I am a newbie to ansible but I got to explore how to run a tasks in parallel by spawing a thread for each task instead of a process. My requirement is to run the playbook on my localhost and there is no remote task execution needed.
I also would like to wait for all threads to complete before I move on to a task that has to be serialised.
Can I chose thread vs process when it comes to parallel task execution?
If it is possible to spawn threads from ansible, are they equivalent to python greenthreads or pthreads or something else?
The only current process model is forking. There has been some work done to add a threaded process model, but there are some large hurdles to overcome.
In practice, it is not necessarily more performant, and in many cases it was less performant, as it causes more CPU contention on a single core that is already resource constrained.
Thank you for the prompt reply… Just a curious question: Is the threading work that is underway based on python threads or pthreads or any other threading mechanism?
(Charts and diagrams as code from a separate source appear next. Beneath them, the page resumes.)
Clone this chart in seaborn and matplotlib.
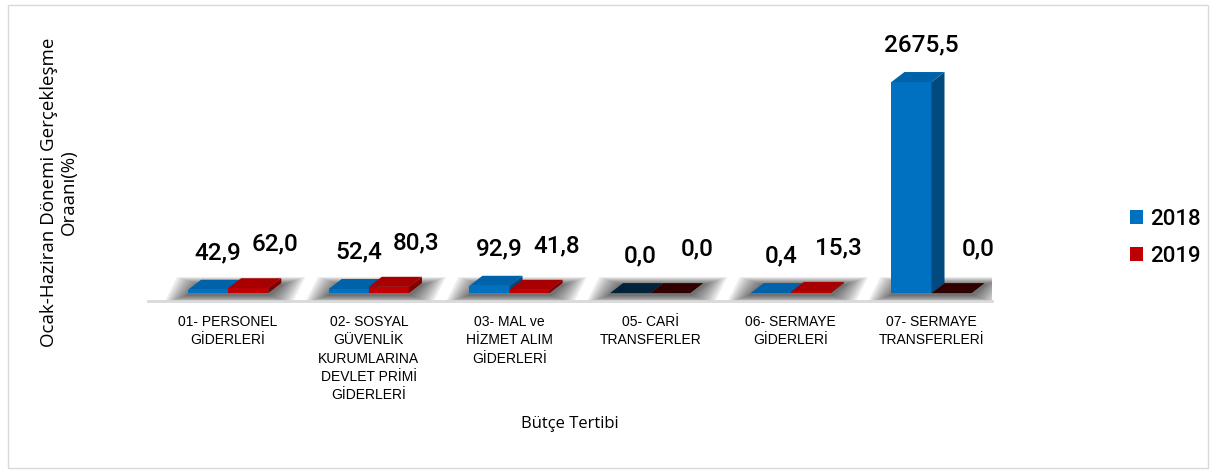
import matplotlib
matplotlib.use("Agg")
import matplotlib.pyplot as plt
import matplotlib.patches as mpatches
import pandas as pd
import seaborn as sns

KATEGORILER = [
    "01- PERSONEL\nGİDERLERİ",
    "02- SOSYAL\nGÜVENLİK\nKURUMLARINA\nDEVLET PRİMİ\nGİDERLERİ",
    "03- MAL ve\nHİZMET ALIM\nGİDERLERİ",
    "05- CARİ\nTRANSFERLER",
    "06- SERMAYE\nGİDERLERİ",
    "07- SERMAYE\nTRANSFERLERİ",
]
ORAN_2018 = [42.9, 52.4, 92.9, 0.0, 0.4, 2675.5]
ORAN_2019 = [62.0, 80.3, 41.8, 0.0, 15.3, 0.0]
YILLAR = ["2018", "2019"]

ON_RENK = {"2018": "#0070C0", "2019": "#C00000"}
YAN_RENK = {"2018": "#004A7F", "2019": "#7F0000"}
UST_RENK = {"2018": "#0062A8", "2019": "#A80000"}
SIFIR_UST = {"2018": "#00233A", "2019": "#300000"}

df = pd.DataFrame({
    "kategori": KATEGORILER * 2,
    "oran": ORAN_2018 + ORAN_2019,
    "yil": [YILLAR[0]] * len(KATEGORILER) + [YILLAR[1]] * len(KATEGORILER),
})

W, H, DPI = 1215, 473, 100
fig = plt.figure(figsize=(W / DPI, H / DPI), dpi=DPI)

# axes placement in pixels
left_px, right_px, bottom_px, top_px = 148, 992, 301, 30
ax = fig.add_axes([left_px / W, 1 - bottom_px / H, (right_px - left_px) / W, (bottom_px - top_px) / H])

sns.barplot(data=df, x="kategori", y="oran", hue="yil", palette=ON_RENK, width=0.57,
            saturation=1, linewidth=0, legend=False, ax=ax, zorder=2)

xmin, xmax = -0.57, 5.43
ymin, ymax = -100, 3335
ax.set_xlim(xmin, xmax)
ax.set_ylim(ymin, ymax)

px_x = (right_px - left_px) / (xmax - xmin)
px_y = (bottom_px - top_px) / (ymax - ymin)
dx, dy = 13 / px_x, 10 / px_y

# soft shadow under each group
n_layers = 10
for i in range(len(KATEGORILER)):
    for k in range(n_layers):
        grow = (n_layers - k) * 2.4 / px_x
        grow_y = (n_layers - k) * 0.8 / px_y
        x0 = i - 0.285 - grow
        x1 = i + 0.285 + dx + grow
        shadow = mpatches.Polygon(
            [(x0, -25 - grow_y), (x1 - dx, -25 - grow_y), (x1, dy - 25 + grow_y), (x0 + dx, dy - 25 + grow_y)],
            closed=True, facecolor="#000000", alpha=0.075, linewidth=0, zorder=1)
        ax.add_patch(shadow)

for yil, container, vals in zip(YILLAR, ax.containers, [ORAN_2018, ORAN_2019]):
    z = 2 if yil == "2018" else 3
    for p, v in zip(container.patches, vals):
        p.set_zorder(z)
        x0, w, h = p.get_x(), p.get_width(), p.get_height()
        side = mpatches.Polygon([(x0 + w, 0), (x0 + w + dx, dy), (x0 + w + dx, h + dy), (x0 + w, h)],
                                closed=True, facecolor=YAN_RENK[yil], linewidth=0, zorder=z)
        top = mpatches.Polygon([(x0, h), (x0 + dx, h + dy), (x0 + w + dx, h + dy), (x0 + w, h)],
                               closed=True, facecolor=SIFIR_UST[yil] if v == 0 else UST_RENK[yil],
                               linewidth=0, zorder=z)
        ax.add_patch(side)
        ax.add_patch(top)
        off = (10, 37) if yil == "2018" else (27, 44)
        ax.annotate(f"{v:.1f}".replace(".", ","), (x0 + w / 2, h),
                    xytext=(off[0] * 0.72, off[1] * 0.72), textcoords="offset points",
                    ha="center", va="center", fontsize=17.5, family="Roboto", weight="medium",
                    color="black", zorder=5)

for s in ["top", "right", "left"]:
    ax.spines[s].set_visible(False)
ax.spines["bottom"].set_color("#d9d9d9")
ax.spines["bottom"].set_linewidth(2)
ax.set_yticks([])
ax.tick_params(axis="x", length=0, pad=10)
ax.set_xticks(range(len(KATEGORILER)))
ax.set_xticklabels(KATEGORILER, fontsize=10, family="Liberation Sans", linespacing=1.4,
                   multialignment="center", va="top", color="#000000")
ax.set_xlabel("Bütçe Tertibi", fontsize=12, family="Open Sans")
ax.xaxis.set_label_coords((570 - left_px) / (right_px - left_px), (bottom_px - 416) / (bottom_px - top_px))
ax.set_ylabel("Ocak-Haziran Dönemi Gerçekleşme\nOraanı(%)", fontsize=13.5, family="Open Sans",
              multialignment="center", linespacing=1.15)
ax.yaxis.set_label_coords((78 - left_px) / (right_px - left_px), (bottom_px - 192) / (bottom_px - top_px))
ax.patch.set_alpha(0)

handles = [mpatches.Patch(facecolor=ON_RENK[y], label=y) for y in YILLAR]
fig.legend(handles=handles, loc="center left", bbox_to_anchor=(1110 / W, 1 - 238 / H), frameon=False,
           prop={"family": "Roboto", "weight": "medium", "size": 16}, handlelength=0.6, handleheight=0.6,
           handletextpad=0.3, labelspacing=0.7)

fig.patches.append(mpatches.Rectangle((8 / W, 5 / H), 1200 / W, 463 / H, transform=fig.transFigure,
                                      fill=False, edgecolor="#d9d9d9", linewidth=1))

fig.savefig("out.png", dpi=DPI)
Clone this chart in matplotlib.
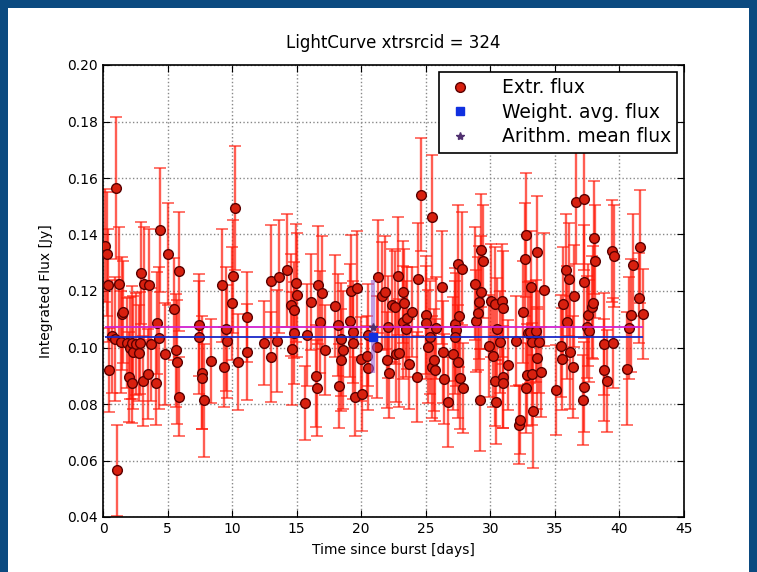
import matplotlib
matplotlib.use('Agg')
import matplotlib.pyplot as plt
from matplotlib.patches import Rectangle

# data
time = [0.15, 0.3, 0.4, 0.45, 0.7, 0.93, 1.0, 1.05, 1.25, 1.4, 1.45, 1.55, 1.85, 2.0, 2.1,
        2.25, 2.25, 2.3, 2.55, 2.8, 2.87, 2.95, 3.1, 3.2, 3.5, 3.6, 3.7, 4.1, 4.2, 4.3,
        4.4, 4.8, 5.0, 5.5, 5.65, 5.7, 5.9, 5.9, 7.45, 7.45, 7.65, 7.7, 7.8, 8.4, 9.2,
        9.4, 9.5, 9.6, 10.0, 10.1, 10.2, 10.45, 11.15, 11.15, 12.5, 13.0, 13.05, 13.45, 13.6, 14.25,
        14.55, 14.65, 14.8, 14.8, 14.95, 15.0, 15.65, 15.8, 16.1, 16.5, 16.6, 16.65, 16.8, 16.95, 17.2,
        18.0, 18.2, 18.3, 18.45, 18.45, 18.6, 19.15, 19.2, 19.35, 19.35, 19.5, 19.7, 20.0, 20.05, 20.45,
        20.5, 20.5, 21.2, 21.3, 21.6, 21.85, 22.0, 22.1, 22.15, 22.4, 22.6, 22.7, 22.85, 22.9, 23.25,
        23.25, 23.3, 23.45, 23.55, 23.7, 23.95, 24.3, 24.4, 24.6, 25.0, 25.0, 25.2, 25.35, 25.5, 25.5,
        25.65, 25.7, 25.8, 26.25, 26.3, 26.4, 26.75, 27.1, 27.3, 27.35, 27.3, 27.5, 27.5, 27.6, 27.65,
        27.8, 27.9, 28.8, 28.9, 29.05, 29.15, 29.2, 29.3, 29.3, 29.4, 29.9, 30.05, 30.2, 30.35, 30.35,
        30.45, 30.5, 30.75, 30.9, 31.0, 31.0, 31.0, 31.4, 32.0, 32.2, 32.3, 32.55, 32.7, 32.8, 32.8,
        32.85, 32.9, 33.1, 33.15, 33.2, 33.2, 33.3, 33.55, 33.6, 33.65, 33.75, 33.9, 34.15, 35.1, 35.5,
        35.55, 35.6, 35.85, 35.95, 36.1, 36.2, 36.4, 36.5, 36.65, 37.2, 37.25, 37.25, 37.25, 37.5, 37.6,
        37.65, 37.9, 37.95, 38.0, 38.1, 38.8, 38.8, 39.05, 39.45, 39.5, 39.6, 40.55, 40.75, 40.9, 41.05,
        41.5, 41.6, 41.8]
flux = [0.136, 0.133, 0.122, 0.092, 0.104, 0.103, 0.1565, 0.0565, 0.1225, 0.102, 0.112, 0.1126, 0.1016, 0.0896, 0.0998,
        0.1016, 0.0874, 0.0984, 0.1012, 0.098, 0.1016, 0.1264, 0.0881, 0.1225, 0.0906, 0.1221, 0.1012, 0.0874, 0.1087, 0.1034,
        0.1416, 0.0977, 0.133, 0.1136, 0.0991, 0.0949, 0.127, 0.0825, 0.108, 0.1037, 0.091, 0.0892, 0.0814, 0.0952, 0.1221,
        0.0931, 0.1065, 0.1023, 0.1157, 0.1253, 0.1494, 0.0949, 0.1108, 0.0984, 0.1016, 0.0966, 0.1235, 0.1023, 0.125, 0.1274,
        0.115, 0.0995, 0.1133, 0.1051, 0.1228, 0.1186, 0.0804, 0.1044, 0.1161, 0.0899, 0.0857, 0.1221, 0.109, 0.1193, 0.0991,
        0.1147, 0.108, 0.0864, 0.103, 0.0956, 0.0991, 0.1094, 0.12, 0.1055, 0.1016, 0.0825, 0.1211, 0.0959, 0.0835, 0.097,
        0.1044, 0.0927, 0.1002, 0.125, 0.1182, 0.1196, 0.0956, 0.1073, 0.091, 0.115, 0.1143, 0.0977, 0.1253, 0.098, 0.1196,
        0.109, 0.1157, 0.1065, 0.1104, 0.0942, 0.1126, 0.0896, 0.1242, 0.154, 0.1115, 0.1087, 0.1002, 0.1037, 0.1462, 0.0931,
        0.0956, 0.092, 0.1069, 0.1214, 0.0984, 0.0889, 0.0807, 0.0977, 0.1083, 0.1062, 0.1037, 0.1296, 0.0949, 0.1112, 0.0892,
        0.1278, 0.0857, 0.1225, 0.1094, 0.1122, 0.1161, 0.0814, 0.1345, 0.1196, 0.1306, 0.1005, 0.1165, 0.097, 0.1154, 0.0881,
        0.0807, 0.1065, 0.1019, 0.1165, 0.114, 0.0896, 0.0874, 0.0938, 0.1023, 0.0726, 0.0743, 0.1126, 0.1313, 0.1398, 0.0857,
        0.0903, 0.1051, 0.1055, 0.1214, 0.1019, 0.0906, 0.0775, 0.1058, 0.1338, 0.0963, 0.1019, 0.0913, 0.1204, 0.085, 0.1005,
        0.0959, 0.1154, 0.1274, 0.109, 0.1242, 0.0984, 0.0931, 0.1182, 0.1515, 0.0814, 0.1526, 0.1232, 0.086, 0.1073, 0.1115,
        0.1058, 0.1143, 0.1158, 0.1388, 0.1306, 0.1012, 0.092, 0.0881, 0.1342, 0.1016, 0.1324, 0.0925, 0.1069, 0.1115, 0.1292,
        0.1175, 0.1356, 0.1119]
flux_err = [0.020, 0.022, 0.020, 0.015, 0.020, 0.022, 0.025, 0.016, 0.020, 0.018, 0.020, 0.018, 0.016, 0.016, 0.018,
            0.020, 0.014, 0.020, 0.018, 0.017, 0.018, 0.018, 0.016, 0.020, 0.016, 0.020, 0.020, 0.015, 0.018, 0.025,
            0.022, 0.018, 0.018, 0.018, 0.020, 0.022, 0.021, 0.014, 0.018, 0.020, 0.020, 0.018, 0.020, 0.015, 0.020,
            0.014, 0.022, 0.020, 0.020, 0.020, 0.022, 0.017, 0.016, 0.017, 0.015, 0.016, 0.020, 0.018, 0.020, 0.020,
            0.018, 0.020, 0.017, 0.018, 0.021, 0.022, 0.013, 0.018, 0.017, 0.018, 0.017, 0.021, 0.018, 0.020, 0.016,
            0.018, 0.018, 0.015, 0.020, 0.018, 0.021, 0.020, 0.020, 0.018, 0.020, 0.014, 0.020, 0.015, 0.013, 0.014,
            0.018, 0.015, 0.018, 0.020, 0.019, 0.020, 0.017, 0.018, 0.016, 0.020, 0.020, 0.017, 0.021, 0.019, 0.018,
            0.020, 0.019, 0.017, 0.018, 0.016, 0.016, 0.016, 0.020, 0.020, 0.021, 0.020, 0.020, 0.020, 0.022, 0.018,
            0.018, 0.018, 0.018, 0.020, 0.018, 0.016, 0.016, 0.020, 0.020, 0.020, 0.020, 0.021, 0.020, 0.018, 0.018,
            0.020, 0.016, 0.020, 0.018, 0.020, 0.020, 0.018, 0.020, 0.020, 0.020, 0.018, 0.020, 0.018, 0.020, 0.016,
            0.015, 0.018, 0.018, 0.020, 0.020, 0.018, 0.016, 0.016, 0.016, 0.014, 0.012, 0.018, 0.020, 0.022, 0.016,
            0.018, 0.018, 0.018, 0.020, 0.018, 0.018, 0.020, 0.018, 0.020, 0.018, 0.018, 0.016, 0.020, 0.016, 0.018,
            0.018, 0.020, 0.020, 0.020, 0.020, 0.020, 0.018, 0.018, 0.022, 0.016, 0.025, 0.020, 0.016, 0.018, 0.018,
            0.018, 0.018, 0.020, 0.020, 0.020, 0.018, 0.018, 0.018, 0.018, 0.016, 0.018, 0.020, 0.018, 0.020, 0.018,
            0.016, 0.020, 0.016]

weighted_avg = 0.1037
arith_mean = 0.1073
arith_std = 0.0165
mean_time = 20.9

plt.rcParams['font.family'] = 'DejaVu Sans'
fig = plt.figure(figsize=(7.57, 5.72), dpi=100, facecolor='#0b4a80')
# white slide area inside the blue frame
fig.patches.append(Rectangle((8 / 757, 0), 741 / 757, 564 / 572, transform=fig.transFigure,
                             facecolor='white', edgecolor='none', zorder=-10))
ax = fig.add_axes([103 / 757, 1 - 517 / 572, 581 / 757, 452 / 572])
ax.set_zorder(5)

# error bars and points
ax.errorbar(time, flux, yerr=flux_err, fmt='none', ecolor='#ff1a0a', alpha=0.7,
            elinewidth=1.7, capsize=4, capthick=1.2, zorder=2)
ax.plot(time, flux, 'o', color='#d8200f', markeredgecolor='#5a0000', markersize=7,
        markeredgewidth=1, label='Extr. flux', zorder=3)

# averages
ax.hlines(arith_mean, min(time), max(time), color='#d020d0', lw=1.3, zorder=4)
ax.hlines(weighted_avg, min(time), max(time), color='#1a28c8', lw=1.3, zorder=4)
ax.errorbar([mean_time], [arith_mean], yerr=[arith_std], fmt='none', ecolor='#9a60d0',
            alpha=0.6, elinewidth=3, capsize=0, zorder=4)
ax.plot([mean_time], [weighted_avg], 's', color='#1030e0', markersize=6, markeredgecolor='#1030e0',
        label='Weight. avg. flux', zorder=5)
ax.plot([mean_time], [arith_mean], '*', color='#503070', markersize=6,
        label='Arithm. mean flux', zorder=5)

ax.set_xlim(0, 45)
ax.set_ylim(0.04, 0.20)
ax.set_xticks(range(0, 46, 5))
ax.set_yticks([0.04, 0.06, 0.08, 0.10, 0.12, 0.14, 0.16, 0.18, 0.20])
ax.set_yticklabels(['%.2f' % v for v in ax.get_yticks()])
ax.tick_params(direction='in', top=True, right=True, labelsize=10, length=5)
ax.grid(True, linestyle=':', color='#888888', linewidth=1)
for s in ax.spines.values():
    s.set_linewidth(1.2)

ax.set_title('LightCurve xtrsrcid = 324', fontsize=12, pad=12)
ax.set_xlabel('Time since burst [days]', fontsize=10, labelpad=5)
ax.set_ylabel('Integrated Flux [Jy]', fontsize=10, labelpad=10)

leg = ax.legend(loc='upper right', numpoints=1, fancybox=False, fontsize=13.5,
                borderaxespad=0.35, handletextpad=1.4, handlelength=1.6,
                labelspacing=0.3, borderpad=0.35, framealpha=1)
leg.get_frame().set_edgecolor('black')
leg.get_frame().set_linewidth(1.2)

fig.savefig('out.png', dpi=100, facecolor=fig.get_facecolor())
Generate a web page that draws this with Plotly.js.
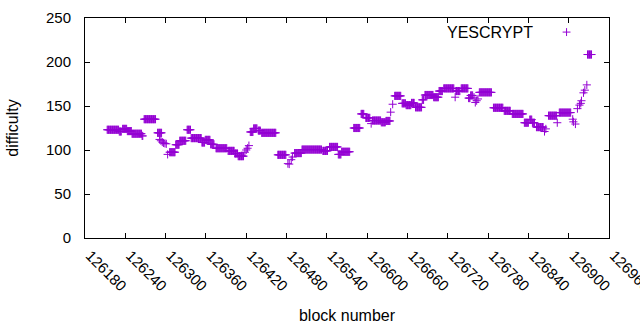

As you mentioned that the threading model is not going to be performant, was the reason being the python’s GIL?
Yes, it would utilize the threading library in Python. The GIL is a primary cause to the CPU restrictions. Our main process that orchestrates all of the task executions is already heavily CPU bound, so adding additional threads to the same core can cause a decrease in performance. Assuming we create a process model plugin type, other process models are possible, such as using asyncio, concurrent.futures, gevent, etc. But I don’t expect this work to be complete any time soon.
So for now, consider forking the only process model for the near future.
Got another question in concurrency support in Ansible.
Is there any way to limit the number of processes that could be spawned on a given host?
My requirement is not to execute the commands/scripts remotely. In my case, the whole play needs to be executed on locahost only.
I have tried a simple test program and noticed that there are as many as 6 processes are spawned to execute ‘sleep 20’ asynchronously.
Thank you Matt!
In the above example I have explicitly passed --forks=1 but still there are 2 worker processes(PIDs 69484 and 69520) were spawned, that means there will be minimum 2 workers get spawned and we can’t limit that to one? I understand that there is no control to limit the total number of processes will be spawned by the workers.